Aber machen wir uns nichts vor: Für mehr als ein temporäres Zwischenhoch wird es für europäische Aktien wohl nicht reichen.
finanzwelt: In Krisenzeiten schauen viele Anleger auf den Goldpreis, der aktuell über der Marke von 3.300 US-Dollar je Unze steht. Ist die Goldrallye ausgereizt?
Herrmann: Gold erfährt seit geraumer Zeit eine strukturelle Nachfrage durch große Zentralbanken, die ihre Devisenreserven umschichten. Dieser Trend sollte sich fortsetzen und den Goldpreis gut unterstützt halten. Wir rechnen gegen Jahresende mit einem Goldpreis von 3.500$.
finanzwelt: Ende vergangenen Jahres haben Sie den Aramea Intelligence Fund aufgelegt. Was sind die Charakteristika des Fonds? An wen richtet sich das Produkt?

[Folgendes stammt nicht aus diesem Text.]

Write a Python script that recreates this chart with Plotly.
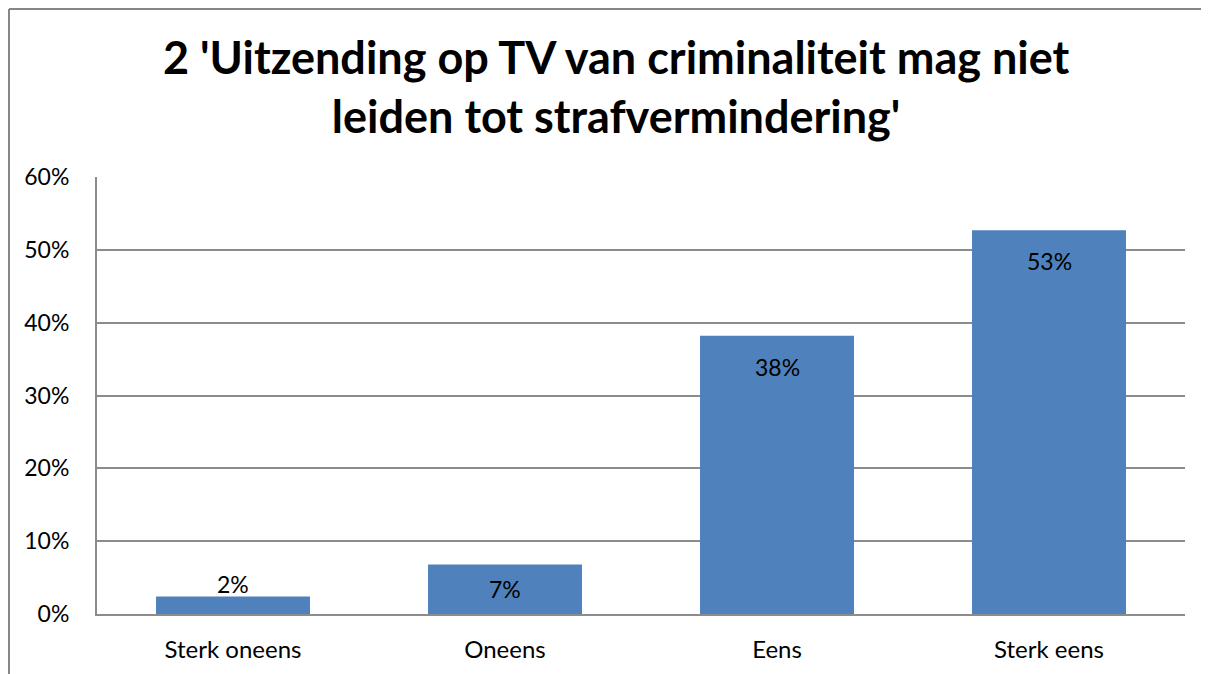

Herrmann: Der ARAMEA Intelligence Fonds ist der erste KI-gesteuerte Anleihenfonds in Deutschland und setzt auf einen innovativen Zwei-Säulen-Ansatz. Das Basisportfolio investiert in kurzlaufende Staatsanleihen mit Investment-Grade-Rating (aktuell: AA-) aus Ländern wie Deutschland, Frankreich und Italien. Die geringe Duration von 1 bis 3 Jahren soll helfen, Zinsrisiken im Basisportfolio gering zu halten.
Ergänzt wird die Strategie durch ein KI-Overlay, das in Zusammenarbeit mit Private Alpha und unter Nutzung der Microsoft Cloud entwickelt wurde. Die proprietäre CaesarDPT-Plattform analysiert historische sowie Echtzeit-Marktdaten, erkennt Muster – von EZB-Redetexten über Orderbuchdaten bis hin zu ESG-Ratings – und generiert gezielte Long- oder Short-Signale sowohl für Duration als auch Credit-Spreads. Die daraus abgeleiteten Handelsimpulse werden dann vom Fondsmanagement mittels Bund- und Credit-Futures umgesetzt.
Der Selektionsprozess verbindet menschliche Expertise mit den KI-Signalen, wobei das lernende System etwa ein aussagekräftiges Trendsignal pro Monat liefert. Durch die Nutzung bisher wenig verwendeter Indikatoren kann so zusätzliches Alpha-Potenzial erschlossen werden. Der Fonds richtet sich sowohl an Privatanleger als auch institutionelle Investoren.